An Infamy Shared...
By her own account, Nancy Lanza was the mother of a disturbed boy, a painfully shy misfit, an odd piece in the puzzle that is our society. Did she help him to overcome this? Did she make every effort to support him in his efforts to find a place for himself among us? To teach him that ‘different’ is really just another word for ‘special’ or ‘exceptional’? That he too was somebody who counted? Did she honestly believe that taking such a boy out of school, isolating him even more, and introducing him to guns and rifles was a reasonable or logical alternative? A viable means of socialization? Or was it just another activity a mother and her emotionally unstable son could share? We may never know what she was thinking. We may even find out that she did try to get Adam help, did do her utmost to teach him how to cope but there is no denying that, by putting a gun in his hand, Nancy took the grenade that was Adam and pulled out the pin. He could do nothing other than explode and explode he did.

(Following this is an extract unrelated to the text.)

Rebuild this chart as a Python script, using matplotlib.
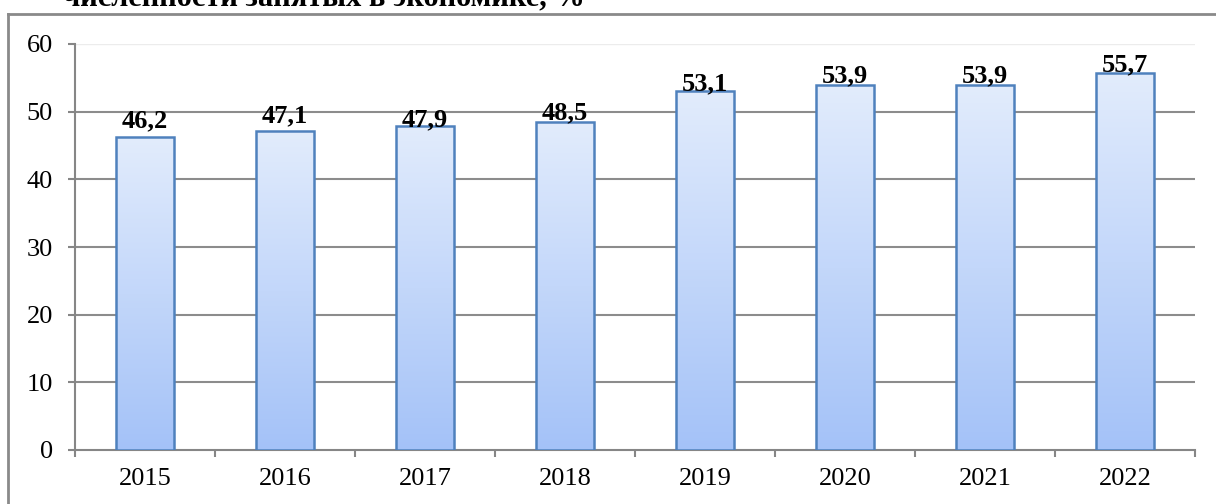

There are probably a great many grenades among us and, too often, we don’t even know it. But Nancy knew! She knew damn well! I do not excuse or defend Adam, but it must be acknowledged that it was likely his mother’s actions which were instrumental in flipping the switch. She aimed the lightning bolt directly at her son and breathed another kind of soul into him. Carnage ensued. So who is to blame for it? The monster or Dr. Frankenstein? Or both?
There are those who advocate that we should have more, not less guns, that arming ourselves to the teeth is the way to go. Nancy did just that. She armed herself with the result that Adam, who heretofore had done nothing remotely violent in his life, was handed the ideal tools to become one of the most infamous criminals we have ever known.